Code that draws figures
[start]

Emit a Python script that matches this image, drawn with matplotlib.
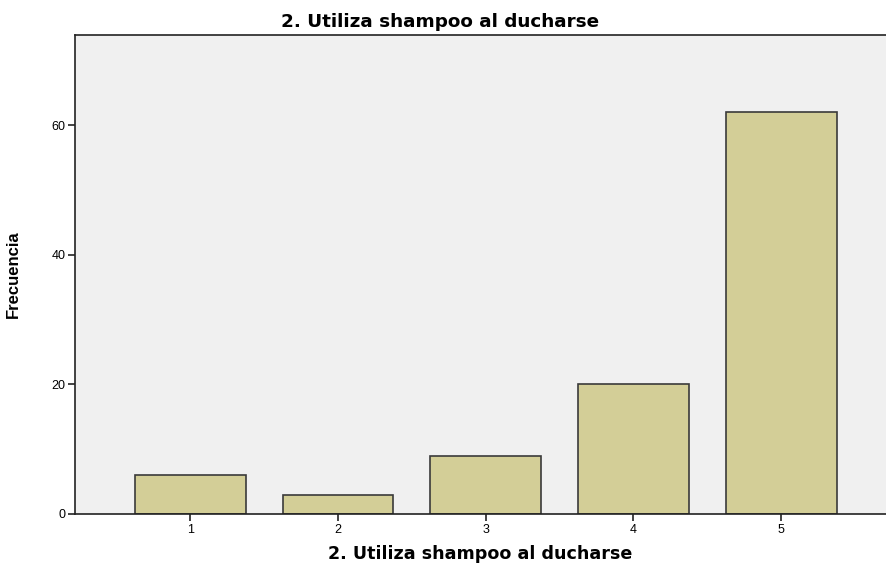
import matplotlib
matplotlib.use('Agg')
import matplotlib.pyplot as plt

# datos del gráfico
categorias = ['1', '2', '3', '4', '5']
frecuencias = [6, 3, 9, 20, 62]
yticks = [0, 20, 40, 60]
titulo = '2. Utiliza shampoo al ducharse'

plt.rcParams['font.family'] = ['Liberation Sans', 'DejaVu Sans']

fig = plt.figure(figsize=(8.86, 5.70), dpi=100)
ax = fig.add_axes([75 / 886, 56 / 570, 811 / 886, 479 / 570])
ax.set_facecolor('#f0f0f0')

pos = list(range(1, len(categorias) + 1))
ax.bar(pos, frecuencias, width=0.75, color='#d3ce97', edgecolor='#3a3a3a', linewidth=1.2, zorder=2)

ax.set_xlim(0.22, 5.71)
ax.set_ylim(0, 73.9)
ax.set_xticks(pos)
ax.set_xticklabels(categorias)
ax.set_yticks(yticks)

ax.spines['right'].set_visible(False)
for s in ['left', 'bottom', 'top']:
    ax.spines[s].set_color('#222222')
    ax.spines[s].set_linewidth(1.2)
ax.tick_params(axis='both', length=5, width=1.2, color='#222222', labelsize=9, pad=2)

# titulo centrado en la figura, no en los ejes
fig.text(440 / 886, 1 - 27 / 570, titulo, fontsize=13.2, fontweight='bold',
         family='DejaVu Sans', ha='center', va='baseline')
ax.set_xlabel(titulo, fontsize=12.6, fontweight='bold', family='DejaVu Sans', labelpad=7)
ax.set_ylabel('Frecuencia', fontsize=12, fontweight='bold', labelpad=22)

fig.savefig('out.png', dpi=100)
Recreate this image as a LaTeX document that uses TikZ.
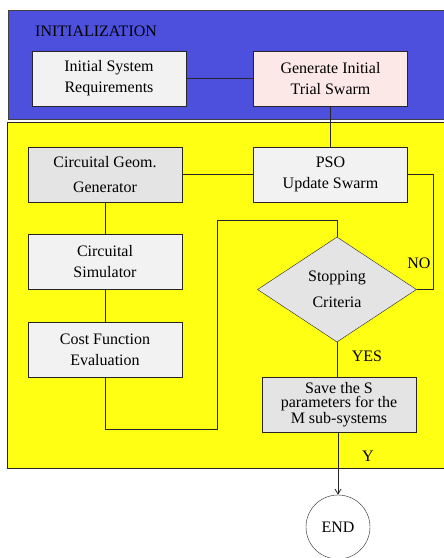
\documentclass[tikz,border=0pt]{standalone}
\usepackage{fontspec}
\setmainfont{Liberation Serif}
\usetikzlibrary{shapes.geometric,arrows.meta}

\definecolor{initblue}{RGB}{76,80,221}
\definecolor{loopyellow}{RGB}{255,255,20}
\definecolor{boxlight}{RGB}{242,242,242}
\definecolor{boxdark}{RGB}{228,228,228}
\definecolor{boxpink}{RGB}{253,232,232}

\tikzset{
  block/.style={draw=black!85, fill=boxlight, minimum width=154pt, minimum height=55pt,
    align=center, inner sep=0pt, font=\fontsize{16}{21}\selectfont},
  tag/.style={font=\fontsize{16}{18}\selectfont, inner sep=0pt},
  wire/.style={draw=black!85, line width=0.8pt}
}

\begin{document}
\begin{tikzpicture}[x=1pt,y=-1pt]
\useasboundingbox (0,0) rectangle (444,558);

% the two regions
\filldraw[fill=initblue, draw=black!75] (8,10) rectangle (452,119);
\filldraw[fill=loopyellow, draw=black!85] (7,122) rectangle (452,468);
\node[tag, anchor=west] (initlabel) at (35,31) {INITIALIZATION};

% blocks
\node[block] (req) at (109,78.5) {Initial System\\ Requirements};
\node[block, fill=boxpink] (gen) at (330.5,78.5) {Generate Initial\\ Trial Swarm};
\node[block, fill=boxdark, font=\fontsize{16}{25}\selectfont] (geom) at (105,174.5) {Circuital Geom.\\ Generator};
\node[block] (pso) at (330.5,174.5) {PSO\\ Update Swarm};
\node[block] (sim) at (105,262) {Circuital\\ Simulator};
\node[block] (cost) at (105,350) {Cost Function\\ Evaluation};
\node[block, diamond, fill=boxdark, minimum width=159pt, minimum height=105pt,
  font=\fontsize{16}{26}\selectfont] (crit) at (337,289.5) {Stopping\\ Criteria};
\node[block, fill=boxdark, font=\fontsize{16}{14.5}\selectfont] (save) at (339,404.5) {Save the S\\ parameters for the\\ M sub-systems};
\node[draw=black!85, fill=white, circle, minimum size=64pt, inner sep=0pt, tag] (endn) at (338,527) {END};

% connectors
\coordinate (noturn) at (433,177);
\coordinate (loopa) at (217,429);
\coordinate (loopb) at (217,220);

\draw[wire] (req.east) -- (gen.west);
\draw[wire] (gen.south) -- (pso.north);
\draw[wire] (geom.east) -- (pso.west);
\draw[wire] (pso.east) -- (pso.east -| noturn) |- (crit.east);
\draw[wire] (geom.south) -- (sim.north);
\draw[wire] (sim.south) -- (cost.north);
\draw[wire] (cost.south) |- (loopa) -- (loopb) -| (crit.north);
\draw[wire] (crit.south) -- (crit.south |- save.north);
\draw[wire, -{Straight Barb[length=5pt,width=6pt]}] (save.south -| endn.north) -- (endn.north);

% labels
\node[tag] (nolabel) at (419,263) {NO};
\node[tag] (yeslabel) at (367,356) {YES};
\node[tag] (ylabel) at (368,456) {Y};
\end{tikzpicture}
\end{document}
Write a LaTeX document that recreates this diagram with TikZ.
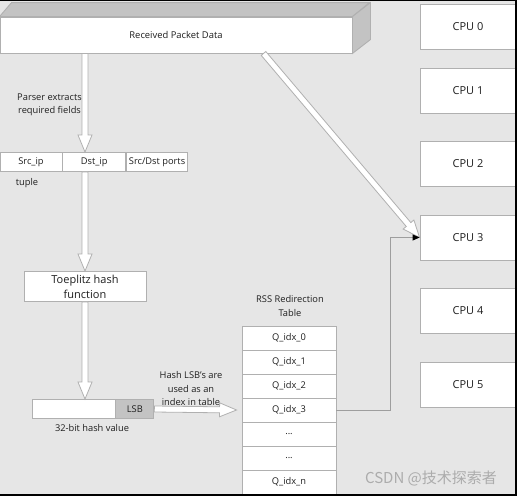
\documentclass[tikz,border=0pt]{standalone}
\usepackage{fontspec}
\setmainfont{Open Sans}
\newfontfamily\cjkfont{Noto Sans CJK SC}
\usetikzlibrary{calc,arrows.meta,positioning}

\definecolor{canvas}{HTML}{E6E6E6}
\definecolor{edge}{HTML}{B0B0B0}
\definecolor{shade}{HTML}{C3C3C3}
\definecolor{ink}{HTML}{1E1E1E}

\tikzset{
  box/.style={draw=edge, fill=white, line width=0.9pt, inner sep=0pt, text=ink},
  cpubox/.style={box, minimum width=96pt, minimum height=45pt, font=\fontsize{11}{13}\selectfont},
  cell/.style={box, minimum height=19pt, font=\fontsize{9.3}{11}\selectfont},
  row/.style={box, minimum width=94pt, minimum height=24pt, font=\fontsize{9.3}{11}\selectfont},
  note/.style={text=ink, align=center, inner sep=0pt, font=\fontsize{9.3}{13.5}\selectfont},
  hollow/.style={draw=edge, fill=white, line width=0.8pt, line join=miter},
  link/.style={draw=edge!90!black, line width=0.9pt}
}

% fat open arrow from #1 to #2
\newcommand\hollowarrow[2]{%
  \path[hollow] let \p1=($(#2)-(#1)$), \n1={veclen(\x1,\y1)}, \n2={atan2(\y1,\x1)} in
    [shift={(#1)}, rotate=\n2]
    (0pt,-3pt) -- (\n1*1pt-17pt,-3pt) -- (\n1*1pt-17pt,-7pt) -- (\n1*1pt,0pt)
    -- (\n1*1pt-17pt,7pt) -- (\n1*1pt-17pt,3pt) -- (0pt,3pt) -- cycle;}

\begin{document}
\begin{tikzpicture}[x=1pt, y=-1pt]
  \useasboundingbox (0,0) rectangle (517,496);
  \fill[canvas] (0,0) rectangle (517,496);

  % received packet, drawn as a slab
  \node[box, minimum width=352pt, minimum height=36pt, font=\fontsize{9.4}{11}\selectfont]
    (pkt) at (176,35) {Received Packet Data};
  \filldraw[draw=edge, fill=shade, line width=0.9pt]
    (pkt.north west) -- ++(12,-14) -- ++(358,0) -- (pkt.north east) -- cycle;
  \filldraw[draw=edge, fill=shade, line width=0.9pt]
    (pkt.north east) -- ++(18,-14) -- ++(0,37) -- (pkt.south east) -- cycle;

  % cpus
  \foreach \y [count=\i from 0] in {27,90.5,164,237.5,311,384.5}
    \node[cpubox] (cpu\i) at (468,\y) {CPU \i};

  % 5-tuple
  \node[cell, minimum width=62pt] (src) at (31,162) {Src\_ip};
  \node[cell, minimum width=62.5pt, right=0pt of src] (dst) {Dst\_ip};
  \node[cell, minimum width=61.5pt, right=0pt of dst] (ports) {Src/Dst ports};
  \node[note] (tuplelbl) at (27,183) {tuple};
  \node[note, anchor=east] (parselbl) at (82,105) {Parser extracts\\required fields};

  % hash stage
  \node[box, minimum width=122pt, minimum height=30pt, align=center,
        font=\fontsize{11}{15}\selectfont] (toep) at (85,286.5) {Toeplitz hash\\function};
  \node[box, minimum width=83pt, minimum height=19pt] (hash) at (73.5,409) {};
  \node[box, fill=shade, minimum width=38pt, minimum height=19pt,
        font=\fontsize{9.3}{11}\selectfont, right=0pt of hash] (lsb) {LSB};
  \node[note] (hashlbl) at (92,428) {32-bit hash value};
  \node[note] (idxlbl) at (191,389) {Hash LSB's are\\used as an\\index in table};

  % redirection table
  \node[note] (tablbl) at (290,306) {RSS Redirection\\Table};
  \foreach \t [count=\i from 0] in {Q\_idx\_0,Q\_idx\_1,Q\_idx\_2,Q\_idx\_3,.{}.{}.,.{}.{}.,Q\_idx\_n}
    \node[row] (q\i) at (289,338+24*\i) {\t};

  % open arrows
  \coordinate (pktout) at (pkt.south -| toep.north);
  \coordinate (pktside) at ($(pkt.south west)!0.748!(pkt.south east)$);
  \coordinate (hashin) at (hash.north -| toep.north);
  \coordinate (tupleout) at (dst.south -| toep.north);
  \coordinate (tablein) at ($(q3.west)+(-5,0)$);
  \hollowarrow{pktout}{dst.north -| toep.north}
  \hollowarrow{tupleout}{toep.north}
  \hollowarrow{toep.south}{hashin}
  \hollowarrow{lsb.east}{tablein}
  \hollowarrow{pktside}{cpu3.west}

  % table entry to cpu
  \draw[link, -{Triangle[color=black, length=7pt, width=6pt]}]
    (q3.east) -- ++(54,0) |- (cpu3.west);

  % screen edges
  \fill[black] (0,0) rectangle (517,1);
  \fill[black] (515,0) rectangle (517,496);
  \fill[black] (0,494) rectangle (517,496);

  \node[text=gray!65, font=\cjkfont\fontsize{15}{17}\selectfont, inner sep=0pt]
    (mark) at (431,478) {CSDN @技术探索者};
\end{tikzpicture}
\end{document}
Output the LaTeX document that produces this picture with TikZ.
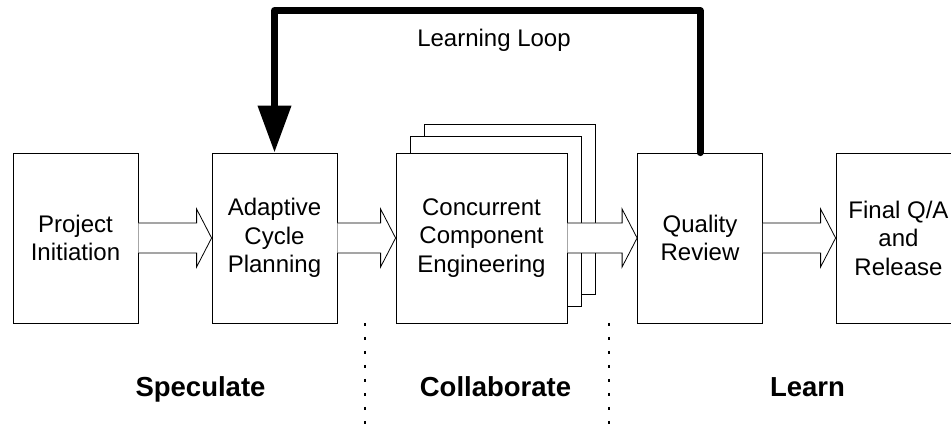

[end]

#### WRITTEN PROBLEM:
Among the lines of the data above, count those holding "this" and state only the number.

#### FINAL RESULT:
4